--- start of Records provided ---

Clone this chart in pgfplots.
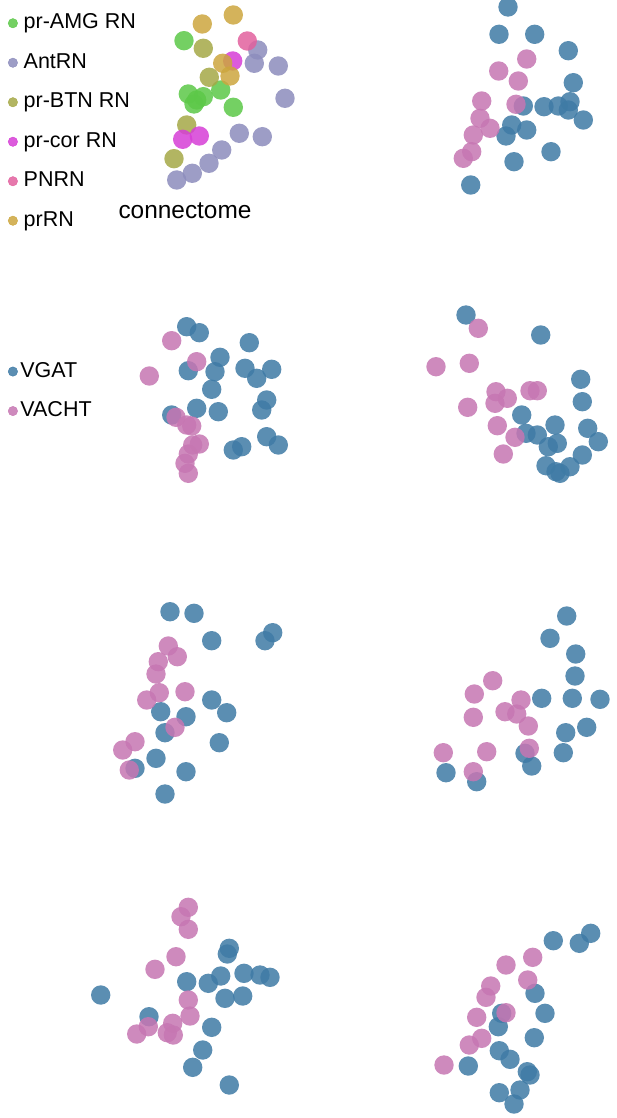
\documentclass[border=0pt]{standalone}
\usepackage{pgfplots}
\pgfplotsset{compat=1.18}
\usepackage{fontspec}
\setmainfont{Liberation Sans}

\definecolor{vgat}{RGB}{62,122,165}
\definecolor{vacht}{RGB}{198,118,178}
\definecolor{amg}{RGB}{92,200,72}
\definecolor{antrn}{RGB}{140,140,188}
\definecolor{btn}{RGB}{165,168,70}
\definecolor{cor}{RGB}{214,62,214}
\definecolor{pnrn}{RGB}{226,96,158}
\definecolor{prrn}{RGB}{204,166,62}

% every panel lives in one pixel-sized frame, y counted from the top
\pgfplotsset{
  frame/.style={
    width=617pt, height=1118pt, scale only axis,
    xmin=0, xmax=617, ymin=0, ymax=1118, y dir=reverse,
    hide axis,
    legend cell align=left,
    legend image code/.code={\fill[##1, fill opacity=0.85] (5pt,0pt) circle (4.7pt);
                             \path (0pt,0pt) (15.6pt,0pt);},
    legend style={draw=none, fill=none, inner sep=0pt, outer sep=0pt,
      font=\fontsize{21.5}{24}\selectfont, row sep=19pt,
      nodes={inner sep=0pt, text height=16pt, text depth=4.5pt}},
  },
  dot/.style={only marks, color=#1, mark=*, mark size=9.7pt,
    mark options={fill=#1, fill opacity=0.85, draw opacity=0}},
}

\begin{document}
\begin{tikzpicture}

% connectome panel
\begin{axis}[frame, name=frame, legend style={at={(axis cs:7.7,13)}, anchor=north west}]
\addplot[dot=amg] coordinates {(184,40.7) (220.7,90) (188.3,94) (203.3,96.7) (196.7,100) (194,104) (233.3,107.3)};
\addlegendentry{pr-AMG RN}
\addplot[dot=antrn] coordinates {(257.7,50) (254.3,63.3) (278.3,66) (285,98.3) (239.3,133.3) (262.3,136.7) (221.7,150) (209,163.3) (192.3,173.3) (176.7,180)};
\addlegendentry{AntRN}
\addplot[dot=btn] coordinates {(203.3,48.3) (209.3,77.3) (186.7,125) (174,158.7)};
\addlegendentry{pr-BTN RN}
\addplot[dot=cor] coordinates {(232.7,61) (182.7,139.3) (199.3,136)};
\addlegendentry{pr-cor RN}
\addplot[dot=pnrn] coordinates {(247.3,41)};
\addlegendentry{PNRN}
\addplot[dot=prrn] coordinates {(202.3,24) (233.3,15) (222.7,63.3) (230,76)};
\addlegendentry{prRN}
\node[font=\fontsize{24.4}{28}\selectfont] at (axis cs:185,211) {connectome};
\end{axis}

% VGAT / VACHT panels
\begin{axis}[frame, legend image code/.code={\fill[#1, fill opacity=0.85] (5pt,0pt) circle (4.7pt);
                             \path (0pt,0pt) (12.3pt,0pt);},
  legend style={at={(axis cs:7.7,361.3)}, anchor=north west}]
\addplot[dot=vgat] coordinates {
  (508,7) (499,34.3) (534.7,34.3) (568.3,50.7) (573.3,82.7) (523.3,106) (544,106.7) (558.3,106)
  (570,101.7) (568.3,110) (583.3,120) (511.7,125) (526.7,130) (506,136) (551,151.7) (514,161.7) (470.7,185)};
\addlegendentry{VGAT}
\addplot[dot=vacht] coordinates {
  (526.7,59) (498.7,71) (518.3,81) (481.7,101) (516,104.3) (480,118.3) (490,128.3) (473.3,135)
  (471.7,151.7) (463.3,158.3)};
\addlegendentry{VACHT}
% row 2 left
\addplot[dot=vgat, forget plot] coordinates {
  (186.7,326.7) (199.3,332.7) (249.3,342.7) (220,357.3) (188.3,370.7) (215,371.7) (245,368.3) (256.7,378.3)
  (271.7,369.3) (211.7,389.3) (266.7,400) (261.7,410) (196.7,408.3) (218.3,411.7) (171.7,415)
  (266.7,436.7) (278.3,445) (233.3,450) (241.7,446.7)};
\addplot[dot=vacht, forget plot] coordinates {
  (171.7,340.7) (196.7,361.7) (149.3,376) (176,417.3) (186.7,425) (191.7,426) (192.7,445) (199.3,444)
  (188.3,454) (185,463.3) (188.3,473.3)};
% row 2 right
\addplot[dot=vgat, forget plot] coordinates {
  (466,315) (540.7,335) (580.7,379.3) (582.3,401.7) (521.7,415) (555,425) (587.7,428.3) (598.3,441.7)
  (526,433.3) (537.3,435) (557.3,443.3) (548.3,446.7) (582.3,455) (570,466.7) (556,471.7) (546,465.7) (560,473.3)};
\addplot[dot=vacht, forget plot] coordinates {
  (478.3,328.3) (436,366.7) (469.3,363.3) (496,391.7) (507.3,398.3) (495,403.3) (530,390.7) (537.3,390.7)
  (467.7,407.3) (497.3,425.7) (515,437.3) (503.3,454)};
% row 3 left
\addplot[dot=vgat, forget plot] coordinates {
  (170,611.7) (194,613.3) (211.7,640.7) (265,640.7) (272.7,632.7) (211.7,700) (226.7,712.7) (160.7,711.7)
  (186,716.7) (165,732.7) (219.3,742.7) (156,758.3) (135,768.3) (186,771.7) (165,794)};
\addplot[dot=vacht, forget plot] coordinates {
  (168.3,646) (177.3,656.7) (158.3,661.7) (156,674) (159.3,692.7) (146.7,700) (185,691.7) (175,727.3)
  (135,741.7) (122.7,750) (129.3,770)};
% row 3 right
\addplot[dot=vgat, forget plot] coordinates {
  (566.7,616) (550,638.3) (575.7,654) (575,676) (541.7,698.3) (572.3,698.3) (600,699.3) (586.7,727.3)
  (565.7,732.7) (563.3,752.7) (525,753.3) (531.7,766) (446,772.7) (476.7,781.7)};
\addplot[dot=vacht, forget plot] coordinates {
  (492.7,680.7) (474.3,694) (521,700) (505,711.7) (516.7,714) (473.3,717.3) (528.3,726) (443.3,752.7)
  (486.7,751.7) (529.3,748.3) (473.3,771.7)};
% row 4 left
\addplot[dot=vgat, forget plot] coordinates {
  (229.3,948.3) (227.3,954) (100.7,995) (186.7,981.7) (208.3,983.3) (220.7,976) (244,973.3) (260,975)
  (270,977.3) (225,998.3) (242.7,996) (149,1016.7) (211.7,1027.3) (202.7,1050) (192.7,1067.3) (229.3,1085)};
\addplot[dot=vacht, forget plot] coordinates {
  (188.3,907.3) (181,916.7) (188.3,929.3) (176,956.7) (155,969.3) (188.3,1000) (190,1016) (148.3,1026.7)
  (136.7,1034) (172.7,1023.3) (167.3,1032.7) (173.3,1035)};
% row 4 right
\addplot[dot=vgat, forget plot] coordinates {
  (590.7,933.3) (579.3,943.3) (553.3,940.7) (535,993.3) (501.7,1013.3) (545,1013.3) (498.3,1026.7)
  (534.3,1037.7) (499.3,1050.7) (510,1059.3) (468.3,1066) (527.3,1071.7) (530,1075) (520,1090)
  (499.3,1092.7) (514,1104)};
\addplot[dot=vacht, forget plot] coordinates {
  (532.7,957.3) (506,965) (490.7,986) (527.7,980) (486,997.3) (506,1012.7) (476.7,1017.3) (481.7,1038.3)
  (469.3,1045) (444,1065)};
\end{axis}

% the page is exactly the frame
\pgfresetboundingbox
\path (frame.south west) rectangle (frame.north east);
\end{tikzpicture}
\end{document}
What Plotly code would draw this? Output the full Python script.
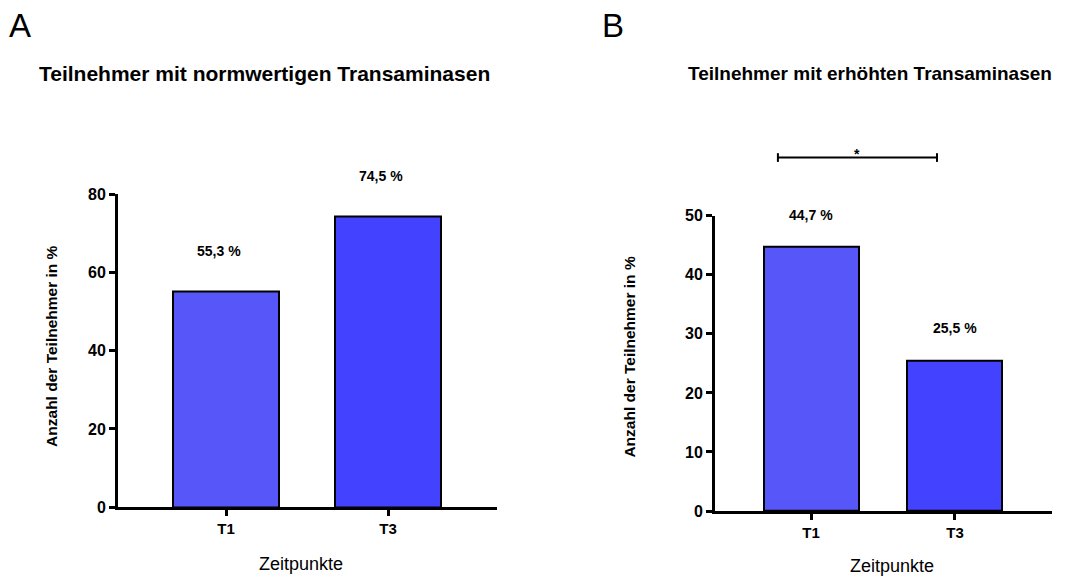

--- end of Records provided ---

Determine how many lines above contain "code" as a word or string. Give the number alone.

Output of the exercise = 3